In recent years, there has been a revival of concerns that automation and digitalisation might after all result in a jobless future. The debate has been fueled by studies for the US and Europe arguing that a substantial share of jobs is at “risk of computerisation”. These studies follow an occupation-based approach proposed by Frey and Osborne (2013), i.e. they assume that whole occupations rather than single job-tasks are automated by technology. As we argue, this might lead to an overestimation of job automatibility, as occupations labelled as high-risk occupations often still contain a substantial share of tasks that are hard to automate. Our paper serves two purposes. Firstly, we estimate the job automatibility of jobs for 21 OECD countries based on a task-based approach. In contrast to other studies, we take into account the heterogeneity of workers’ tasks within occupations. Overall, we find that, on average across the 21 OECD countries, 9 % of jobs are automatable. The threat from technological advances thus seems much less pronounced compared to the occupation-based approach. We further find heterogeneities across OECD countries. For instance, while the share of automatable jobs is 6 % in Korea, the corresponding share is 12 % in Austria. Differences between countries may reflect general differences in workplace organisation, differences in previous investments into automation technologies as well as differences in the education of workers across countries.

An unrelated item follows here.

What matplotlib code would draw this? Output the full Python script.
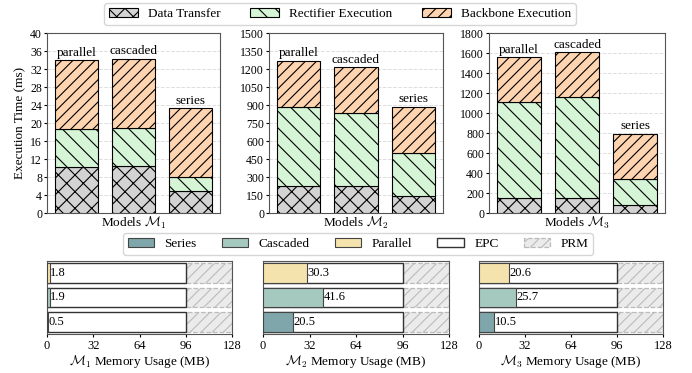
import matplotlib
matplotlib.use('Agg')
import matplotlib.pyplot as plt
import numpy as np

plt.rcParams['font.family'] = ['Liberation Serif', 'DejaVu Serif']
plt.rcParams['mathtext.fontset'] = 'cm'
plt.rcParams['font.size'] = 9
plt.rcParams['hatch.linewidth'] = 0.8

# top row: stacked execution times
variants = ['parallel', 'cascaded', 'series']
data_transfer = {1: [10.3, 10.4, 4.9],
                 2: [225, 225, 140],
                 3: [155, 150, 80]}
rectifier = {1: [8.4, 8.6, 3.1],
             2: [660, 610, 360],
             3: [960, 1015, 265]}
backbone = {1: [15.3, 15.3, 15.3],
            2: [385, 380, 385],
            3: [445, 445, 450]}
y_max = {1: 40, 2: 1500, 3: 1800}
y_step = {1: 4, 2: 150, 3: 200}

# bottom row: memory usage (rows from bottom: series, cascaded, parallel)
mem_rows = ['Series', 'Cascaded', 'Parallel']
mem_usage = {1: [0.5, 1.9, 1.8],
             2: [20.5, 41.6, 30.3],
             3: [10.5, 25.7, 20.6]}
EPC = 96
PRM = 128

C_DATA = '#d3d3d3'
C_RECT = '#d6f5d6'
C_BACK = '#ffd4b0'
C_MEM = {'Series': '#7fa6aa', 'Cascaded': '#a5c9bf', 'Parallel': '#f5e3ae'}

W, H = 692, 373
fig = plt.figure(figsize=(W / 100, H / 100), dpi=100)


def px_axes(left, top, right, bottom):
    return fig.add_axes([left / W, 1 - bottom / H, (right - left) / W, (bottom - top) / H])


top_boxes = [(47, 33, 220, 213), (269, 33, 443, 213), (489, 33, 665, 213)]
bot_boxes = [(47, 261, 232, 334), (263, 261, 449, 334), (479, 261, 663, 334)]

x = np.arange(len(variants))
handles_top = None
for i, box in enumerate(top_boxes, start=1):
    ax = px_axes(*box)
    d = np.array(data_transfer[i])
    r = np.array(rectifier[i])
    b = np.array(backbone[i])
    h1 = ax.bar(x, d, 0.75, color=C_DATA, edgecolor='black', hatch='xx', lw=0.8, zorder=3)
    h2 = ax.bar(x, r, 0.75, bottom=d, color=C_RECT, edgecolor='black', hatch='\\\\', lw=0.8, zorder=3)
    h3 = ax.bar(x, b, 0.75, bottom=d + r, color=C_BACK, edgecolor='black', hatch='///', lw=0.8, zorder=3)
    handles_top = [h1, h2, h3]
    tot = d + r + b
    for xi, t, name in zip(x, tot, variants):
        ax.text(xi, t + y_max[i] * 0.008, name, ha='center', va='bottom', fontsize=9.5)
    ax.set_ylim(0, y_max[i])
    ax.set_yticks(np.arange(0, y_max[i] + 1, y_step[i]))
    ax.set_xticks([])
    ax.grid(axis='y', ls='--', color='#dddddd', lw=0.7, zorder=0)
    ax.set_xlabel(r'Models $\mathcal{M}_%d$' % i, labelpad=1, fontsize=9.5)
    ax.tick_params(axis='y', length=2, pad=1.5, labelsize=8.5)
    for s in ax.spines.values():
        s.set_color('#555555')
    if i == 1:
        ax.set_ylabel('Execution Time (ms)', fontsize=9.5, labelpad=3)

fig.legend(handles_top, ['Data Transfer', 'Rectifier Execution', 'Backbone Execution'],
           loc='center', bbox_to_anchor=(340 / W, 1 - 14 / H), ncol=3, fontsize=9.5,
           handlelength=2.2, columnspacing=2.2, handletextpad=0.8,
           borderpad=0.35, frameon=True, edgecolor='#cccccc')

ypos = np.arange(len(mem_rows))
mem_handles = {}
for i, box in enumerate(bot_boxes, start=1):
    ax = px_axes(*box)
    hp = ax.barh(ypos, [PRM - EPC] * 3, 0.82, left=EPC, color='#ebebeb', edgecolor='#bbbbbb',
                 hatch='///', lw=0.9, ls='--', zorder=1)
    he = ax.barh(ypos, [EPC] * 3, 0.82, color='white', edgecolor='#333333', lw=1.0, zorder=2)
    for yi, name, v in zip(ypos, mem_rows, mem_usage[i]):
        h = ax.barh(yi, v, 0.82, color=C_MEM[name], edgecolor='#444444', lw=0.8, zorder=3)
        mem_handles[name] = h
        ax.text(v + 0.4, yi, '%.1f' % v, va='center', ha='left', fontsize=9, zorder=4)
    mem_handles['EPC'] = he
    mem_handles['PRM'] = hp
    ax.set_xlim(0, PRM)
    ax.set_ylim(-0.5, 2.5)
    ax.set_xticks([0, 32, 64, 96, 128])
    ax.set_yticks([])
    ax.tick_params(axis='x', length=2, pad=2, labelsize=9)
    ax.set_xlabel(r'$\mathcal{M}_%d$ Memory Usage (MB)' % i, labelpad=1, fontsize=9.5)
    for s in ax.spines.values():
        s.set_color('#555555')

leg_names = ['Series', 'Cascaded', 'Parallel', 'EPC', 'PRM']
fig.legend([mem_handles[n] for n in leg_names], leg_names,
           loc='center', bbox_to_anchor=(358 / W, 1 - 244 / H), ncol=5, fontsize=9.5,
           handlelength=2.0, columnspacing=1.9, handletextpad=0.8,
           borderpad=0.35, frameon=True, edgecolor='#cccccc')

fig.savefig('out.png', dpi=100)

The OECD authors do warn that automation is likely to have a greater impact on lower skilled workers, a prediction with crucial policy and labor market implications.  As they write:

Even though . . . fewer workplaces are likely to be “at risk” than suspected, differences in automatibility between educational levels are large. This suggests that workers [with less education] likely will bear the brunt of adjustment costs to technological change in terms of requirements for further training and occupational retraining. Moreover, for this group of workers, regaining the competitive advantage over machines by means of upskilling and training may be difficult to achieve, especially since the speed of the current technological revolution appears to exceed the pace of its predecessors. Hence, this study clearly points towards the need to focus more on the potential inequalities and requirements for (re-)training arising from technological change rather than the general threat of unemployment that technological progress might or might not cause.